Other research proposes that silence can serve as a protective measure in extreme contexts, allowing individuals to process trauma internally without the pressure of immediate verbalization. This silent processing helps prevent emotional overload, making space for healing.

The Silence We Need

Silence is not monolithic. It is a vessel that holds grief, resilience, protest, and contemplation. It can be a spiritual discipline, a protective cocoon, or a moral stand. In opposition to this, contemporary noise, which is not only the physical sounds of engines, but of our social media, leaves a pandemic of agitation and anxiety in its wake. Studies show that 97% of the continental U.S. is impacted by vehicle noise, and natural quiet has become a rare commodity—even in protected wilderness areas.

My childhood fears of silence have become the social norm, in which vast numbers of people have lost the capacity to sit in silence, removed from the stimulus of our devices.

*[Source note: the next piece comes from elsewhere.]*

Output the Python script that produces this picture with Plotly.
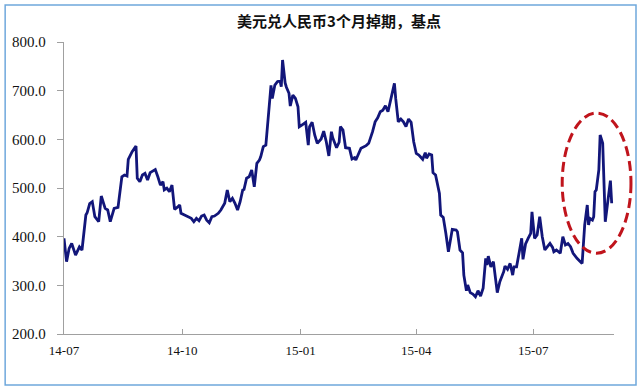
import pandas as pd
import plotly.graph_objects as go

title_text = "美元兑人民币3个月掉期，基点"

dates = [
    "2014-07-01", "2014-07-03", "2014-07-05", "2014-07-07", "2014-07-10", "2014-07-13", "2014-07-15", "2014-07-16",
    "2014-07-18", "2014-07-19", "2014-07-21", "2014-07-23", "2014-07-25", "2014-07-28", "2014-07-30", "2014-08-02",
    "2014-08-04", "2014-08-06", "2014-08-09", "2014-08-12", "2014-08-15", "2014-08-17", "2014-08-19", "2014-08-20",
    "2014-08-23", "2014-08-26", "2014-08-27", "2014-08-29", "2014-08-31", "2014-09-02", "2014-09-04", "2014-09-06",
    "2014-09-10", "2014-09-12", "2014-09-14", "2014-09-16", "2014-09-17", "2014-09-19", "2014-09-21", "2014-09-23",
    "2014-09-25", "2014-09-27", "2014-09-29", "2014-09-30", "2014-10-04", "2014-10-08", "2014-10-10", "2014-10-12",
    "2014-10-14", "2014-10-16", "2014-10-18", "2014-10-20", "2014-10-22", "2014-10-24", "2014-10-26", "2014-10-29",
    "2014-10-31", "2014-11-03", "2014-11-05", "2014-11-07", "2014-11-09", "2014-11-11", "2014-11-13", "2014-11-15",
    "2014-11-17", "2014-11-18", "2014-11-20", "2014-11-22", "2014-11-24", "2014-11-26", "2014-11-28", "2014-11-30",
    "2014-12-01", "2014-12-03", "2014-12-05", "2014-12-06", "2014-12-08", "2014-12-09", "2014-12-10", "2014-12-12",
    "2014-12-14", "2014-12-16", "2014-12-17", "2014-12-18", "2014-12-20", "2014-12-21", "2014-12-23", "2014-12-24",
    "2014-12-26", "2014-12-28", "2014-12-30", "2014-12-31", "2015-01-01", "2015-01-02", "2015-01-05", "2015-01-07",
    "2015-01-08", "2015-01-10", "2015-01-12", "2015-01-14", "2015-01-17", "2015-01-19", "2015-01-21", "2015-01-23",
    "2015-01-25", "2015-01-26", "2015-01-29", "2015-01-31", "2015-02-01", "2015-02-03", "2015-02-05", "2015-02-08",
    "2015-02-10", "2015-02-12", "2015-02-13", "2015-02-17", "2015-02-21", "2015-02-23", "2015-02-26", "2015-02-28",
    "2015-03-02", "2015-03-04", "2015-03-06", "2015-03-08", "2015-03-10", "2015-03-12", "2015-03-15", "2015-03-16",
    "2015-03-18", "2015-03-20", "2015-03-22", "2015-03-24", "2015-03-26", "2015-03-28", "2015-03-30", "2015-04-01",
    "2015-04-03", "2015-04-06", "2015-04-08", "2015-04-09", "2015-04-11", "2015-04-13", "2015-04-14", "2015-04-16",
    "2015-04-19", "2015-04-20", "2015-04-22", "2015-04-24", "2015-04-26", "2015-04-29", "2015-05-02", "2015-05-03",
    "2015-05-05", "2015-05-07", "2015-05-08", "2015-05-10", "2015-05-11", "2015-05-13", "2015-05-15", "2015-05-17",
    "2015-05-19", "2015-05-21", "2015-05-23", "2015-05-25", "2015-05-26", "2015-05-27", "2015-05-29", "2015-05-31",
    "2015-06-02", "2015-06-03", "2015-06-05", "2015-06-08", "2015-06-09", "2015-06-11", "2015-06-13", "2015-06-15",
    "2015-06-16", "2015-06-18", "2015-06-20", "2015-06-22", "2015-06-23", "2015-06-25", "2015-06-27", "2015-06-29",
    "2015-06-30", "2015-07-02", "2015-07-04", "2015-07-06", "2015-07-08", "2015-07-10", "2015-07-12", "2015-07-14",
    "2015-07-16", "2015-07-17", "2015-07-19", "2015-07-22", "2015-07-24", "2015-07-26", "2015-07-28", "2015-07-30",
    "2015-08-01", "2015-08-04", "2015-08-08", "2015-08-09", "2015-08-10", "2015-08-12", "2015-08-13", "2015-08-14",
    "2015-08-16", "2015-08-17", "2015-08-18", "2015-08-19", "2015-08-21", "2015-08-22", "2015-08-24", "2015-08-26",
    "2015-08-28", "2015-08-30", "2015-08-31",
]

swap_points = [
    396.6, 348.6, 376.0, 386.0, 362.0, 379.0, 372.6, 393.0,
    444.5, 449.0, 468.0, 472.0, 441.0, 430.7, 483.5, 458.0,
    454.8, 430.7, 458.0, 460.0, 523.0, 526.7, 524.6, 559.0,
    574.6, 586.0, 520.0, 513.0, 526.7, 530.0, 516.4, 531.5,
    538.0, 523.0, 506.0, 513.0, 496.0, 499.6, 492.4, 506.0,
    456.0, 460.0, 465.0, 448.0, 443.0, 437.7, 430.7, 437.7,
    432.8, 442.4, 444.5, 434.0, 428.7, 441.0, 442.4, 448.0,
    454.8, 468.6, 496.0, 471.8, 478.7, 468.6, 454.8, 471.8,
    496.0, 497.0, 520.0, 523.0, 537.0, 502.6, 550.7, 557.5,
    564.0, 585.0, 588.0, 626.0, 680.0, 711.0, 684.0, 711.6,
    718.4, 720.5, 708.0, 763.0, 716.0, 707.0, 694.6, 668.5,
    691.0, 684.0, 667.0, 626.0, 627.0, 629.4, 635.0, 588.0,
    626.0, 635.0, 609.0, 591.8, 600.6, 617.0, 595.0, 566.0,
    615.7, 603.4, 582.8, 594.0, 626.0, 619.0, 582.8, 581.6,
    559.6, 562.3, 557.5, 581.6, 587.0, 591.8, 615.7, 636.0,
    644.3, 656.7, 660.0, 669.0, 656.7, 680.8, 715.0, 684.0,
    636.0, 641.8, 636.0, 626.0, 641.8, 635.0, 595.0, 571.0,
    567.8, 559.0, 572.6, 561.0, 569.8, 567.8, 531.5, 526.7,
    489.0, 444.5, 439.7, 407.0, 369.0, 415.0, 413.7, 410.0,
    372.6, 367.0, 321.0, 289.0, 300.7, 285.0, 282.0, 276.6,
    289.0, 278.0, 294.0, 355.5, 341.8, 360.0, 338.0, 348.6,
    312.4, 285.0, 307.5, 328.0, 339.7, 333.0, 345.0, 321.0,
    338.0, 338.0, 367.0, 396.6, 353.5, 385.0, 396.6, 407.0,
    451.0, 396.6, 403.4, 441.0, 400.0, 372.6, 379.4, 386.0,
    378.0, 369.0, 372.6, 365.8, 400.0, 383.0, 386.0, 379.4,
    365.8, 355.5, 345.0, 386.0, 424.0, 465.0, 424.0, 437.7,
    434.0, 441.0, 492.4, 496.0, 537.0, 609.0, 591.8, 430.7,
    475.3, 515.0, 468.6,
]

# highlight ellipse around the Aug-2015 spike (data coordinates)
ellipse_x = ["2015-07-23 12:00", "2015-09-15"]
ellipse_y = [366.0, 654.0]

x_range = ["2014-07-01", "2015-09-01 19:00"]
y_range = [200, 800]

serif = "Liberation Serif, Times New Roman, serif"

# ellipse extends past the plot area, so place it in paper units derived from the axis ranges
t0, t1 = pd.Timestamp(x_range[0]), pd.Timestamp(x_range[1])
def x_to_paper(d):
    return (pd.Timestamp(d) - t0) / (t1 - t0)
def y_to_paper(v):
    return (v - y_range[0]) / (y_range[1] - y_range[0])

fig = go.Figure()
fig.add_trace(go.Scatter(
    x=dates, y=swap_points, mode="lines",
    line=dict(color="#12167a", width=2.8),
    hoverinfo="skip", showlegend=False,
))

fig.add_shape(
    type="circle", xref="paper", yref="paper",
    x0=x_to_paper(ellipse_x[0]), x1=x_to_paper(ellipse_x[1]),
    y0=y_to_paper(ellipse_y[0]), y1=y_to_paper(ellipse_y[1]),
    line=dict(color="#c0141c", width=3, dash="10px,5px"),
)

# light blue frame around the whole picture
fig.add_shape(
    type="rect", xref="paper", yref="paper",
    x0=-0.107, x1=1.04, y0=-0.175, y1=1.127,
    line=dict(color="#6fa8dc", width=1.5),
)

fig.update_layout(
    width=640, height=390,
    margin=dict(l=62, r=26, t=42, b=56),
    paper_bgcolor="white", plot_bgcolor="white",
    title=dict(
        text="<b>" + title_text + "</b>",
        x=0.5, xref="paper", xanchor="center",
        y=0.944, yref="container", yanchor="middle",
        font=dict(family="Noto Sans CJK SC", size=15, color="#111111"),
    ),
)

fig.update_xaxes(
    type="date", range=x_range,
    tick0="2014-07-01", dtick="M3", tickformat="%y-%m",
    showgrid=False, zeroline=False,
    showline=True, linecolor="#a0a0a0", linewidth=1.2,
    ticks="inside", ticklen=5, tickcolor="#a0a0a0",
    ticklabelstandoff=4,
    tickfont=dict(family=serif, size=13, color="#111111"),
)
fig.update_yaxes(
    range=y_range, dtick=100, tickformat=".1f",
    showgrid=False, zeroline=False,
    showline=True, linecolor="#a0a0a0", linewidth=1.2,
    ticks="outside", ticklen=6, tickcolor="#a0a0a0",
    ticklabelstandoff=8,
    tickfont=dict(family=serif, size=15, color="#111111"),
)

fig.write_html(
    "out.html",
    config={"displayModeBar": False, "staticPlot": True},
    post_script="document.body.style.margin='0';",
)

I still wish my father would have broken his silence more, opening a door so that I could see more deeply into his heart. Yet in the intervening years, the memory of his silence no longer stings with abandonment or unease. As with the silence of Aaron, his example revealed not only the limits of language but the quiet possibilities that emerge when words fall away. Whether in mourning, in resilience, or in protest, silence becomes a sacred space where the human spirit meets the unknown.